With the arrival of modern medicine, in came big money to promote these practices. Only the people who could afford modern medical care were those who could get it. There was no medical insurance to cover the poor or the wealthy.  Meanwhile, shamans and mediums were still treating those who could not pay. For free, out of the kindness of their hearts, while people were dying in troves of blood loss, mercury poisoning and ether overdose, shamans were still trying, often getting sick themselves to do so. (For a modern day example, we can look to Ebola clinics in West Africa and the spiritual healers trying to help those who cannot go to a clinic for whatever reason).*

Overtime, with the cost of modern procedures rising, and only the elite being able to pay, these practices began to be culturally portrayed as more effective and ‘more civilized’ than the spiritual and herbal practices.

So began the stigma.

The Stigma: 

Spiritual world doctors and therapists (shamans and mediums) are for the poor people, and physical world doctors and therapists are for the rich.

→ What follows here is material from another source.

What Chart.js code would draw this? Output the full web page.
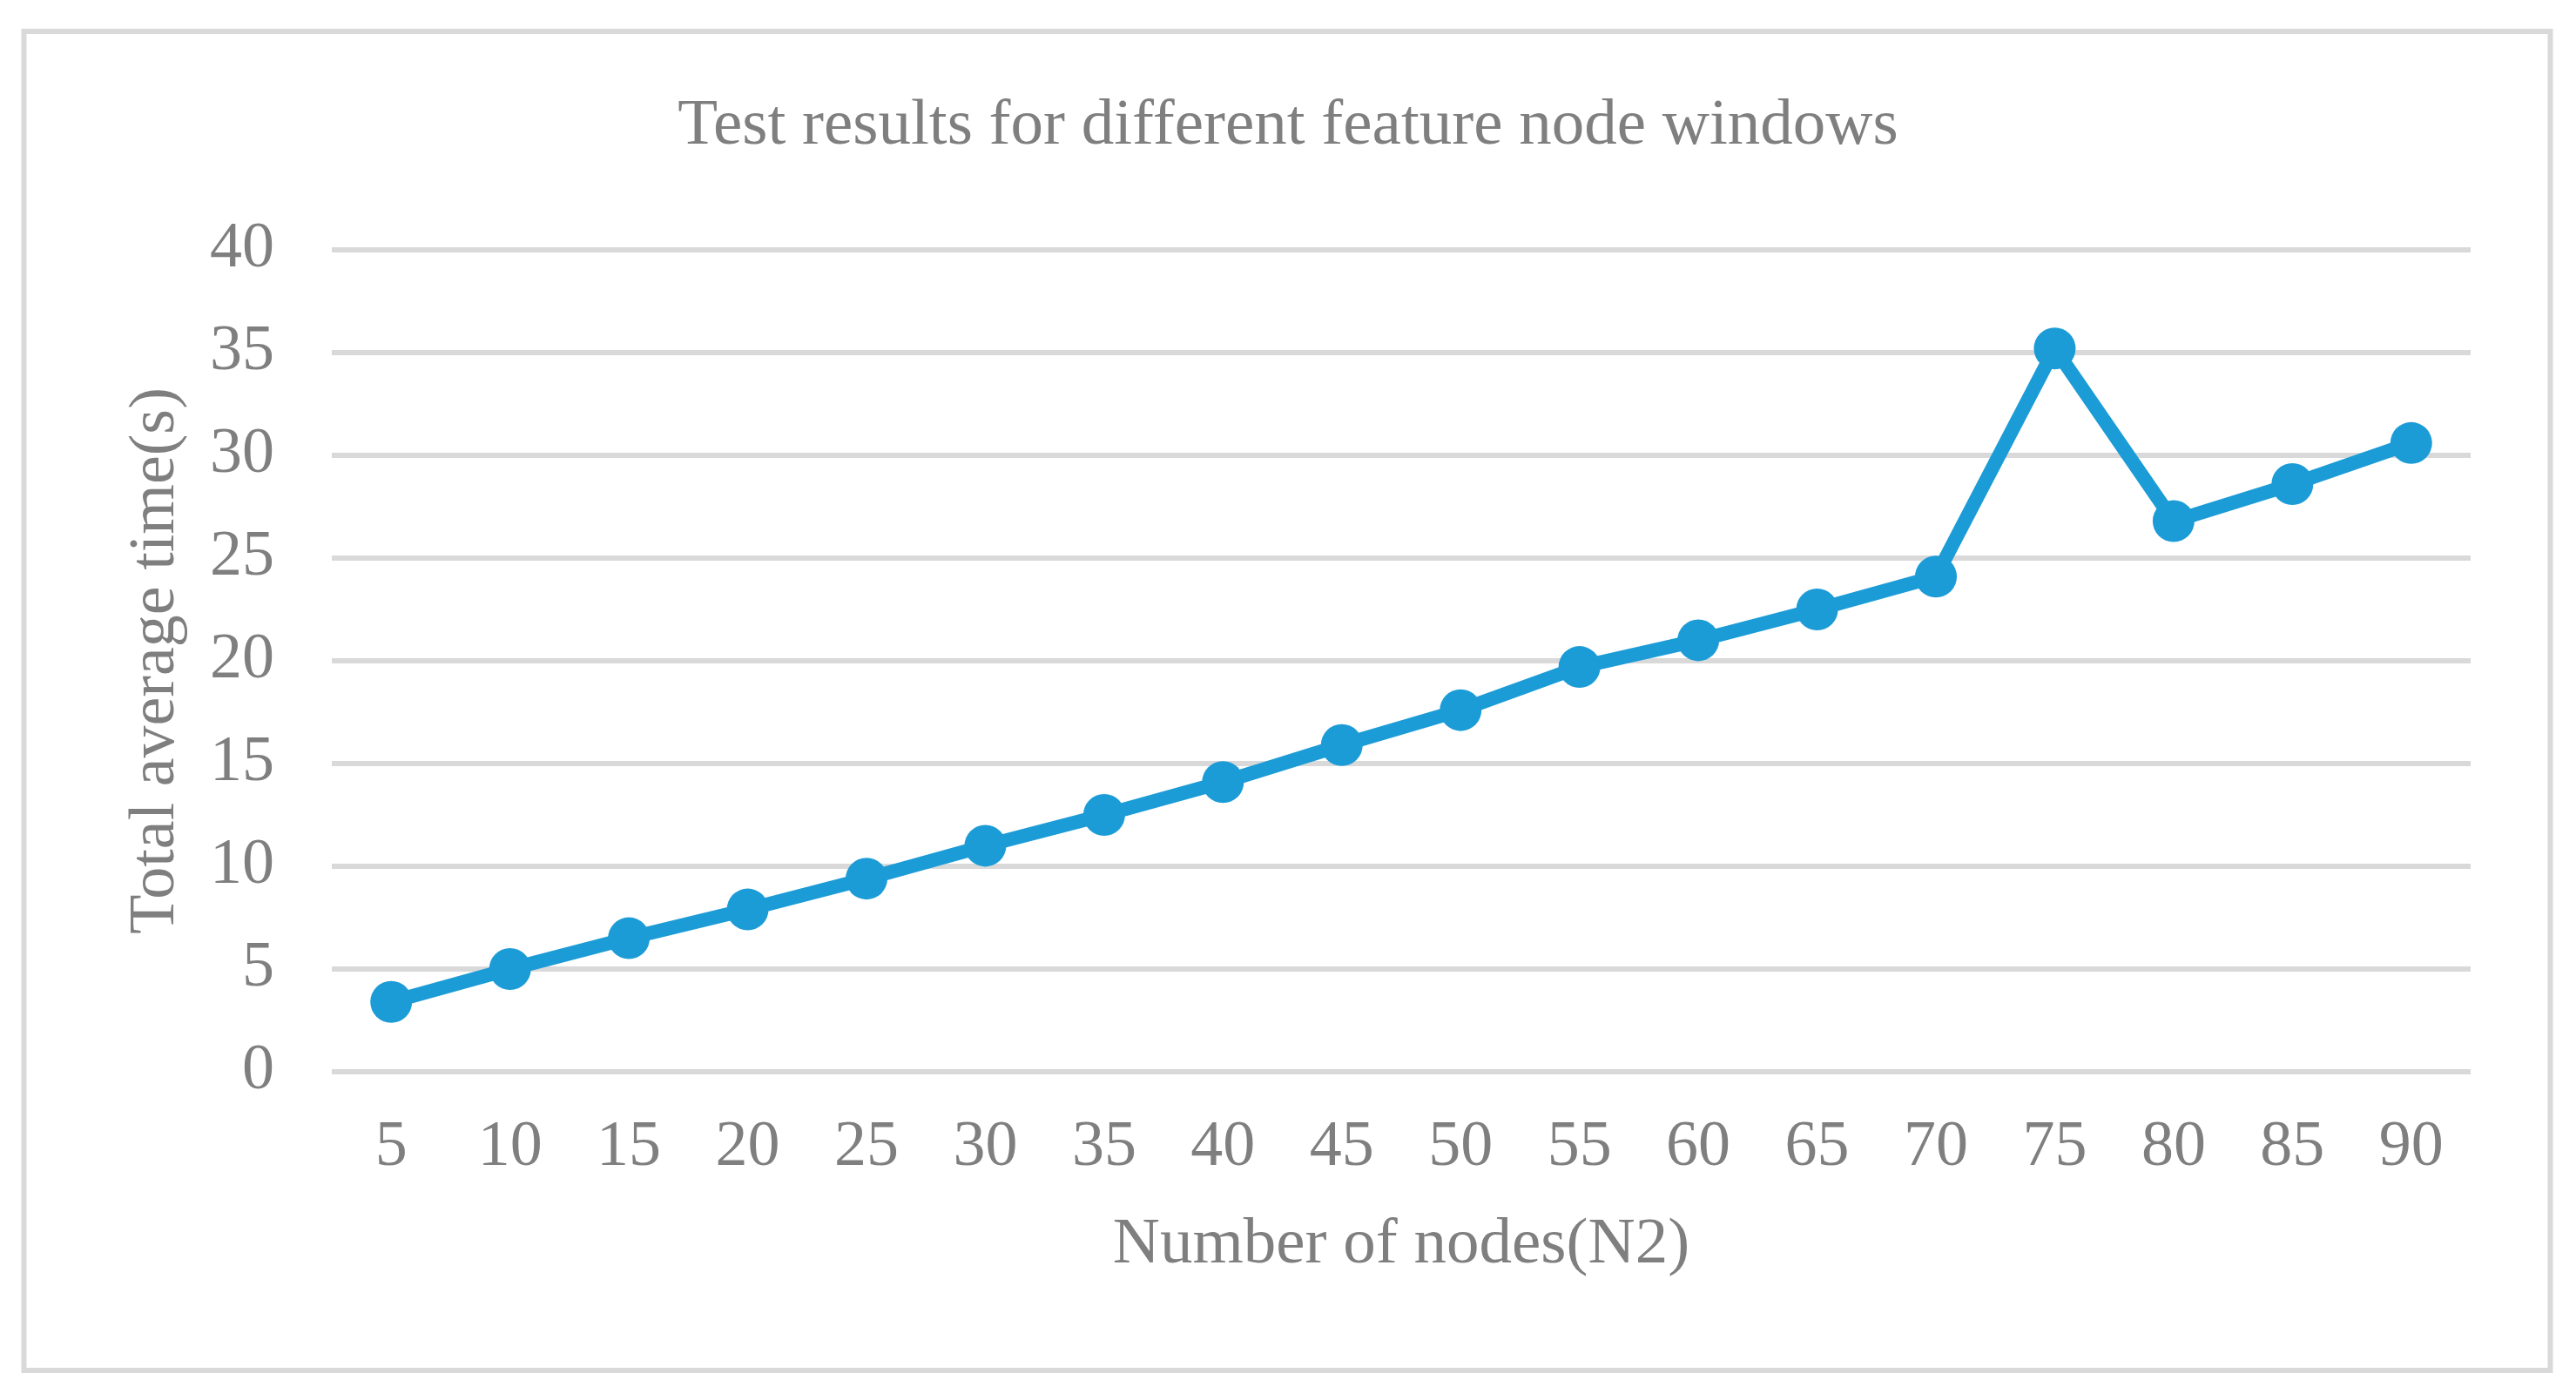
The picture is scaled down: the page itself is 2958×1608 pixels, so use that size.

It has been this way for over 300 years.

Shamans and mediums are no less skilled at what they do. Nor do they require less training to be good at what they do. Or less professionalism to provide a high level experience.

It’s just different.

Shamans and mediums heal the spiritual. As spiritual doctors and spiritual therapists, they work to heal emotional, spiritual, energetic and relational pains and traumas. When this happens, lives can dramatically turn around and physical ailments often disappear.

The Truth:

There are healers and therapists that serve all income levels in both the spiritual and the physical communities. 

Each modality – physical or spiritual healing – is of equal merit, yet meeting different needs for those they serve.  Neither is less or more civilized or meant to serve lower or higher income communities. And even though shamans and mediums are gifted, they are no less gifted than the doctor is at his or her healing work.

A gift is a gift. Medical or Spiritual.

Honing a gift and turning it into a professional skill to provide upscale, profound results takes time, training, and experience – all of which often cost money.

All practitioners, no matter the specialty, also have rent, utilities, and bills to pay in order to provide the best experience to their client that they can.

We accept the rates of quality doctors and therapists who work in the physical world.

Now is the time to level the playing field for all the doctors and therapists who work with the spiritual world.

If a shaman, a medium or an intuitive healer costs a certain rate, please take a moment and consider what may be going into your service.

It’s likely a whole lot more than you think.

With Love,

*In my attempt to find an unbiased article that discusses the role of traditional healers in the current Ebola epidemic in West Africa, I was unable to find a single article that did not blame, demonize, or shame the traditional healer in some way. No article was linked for this reason.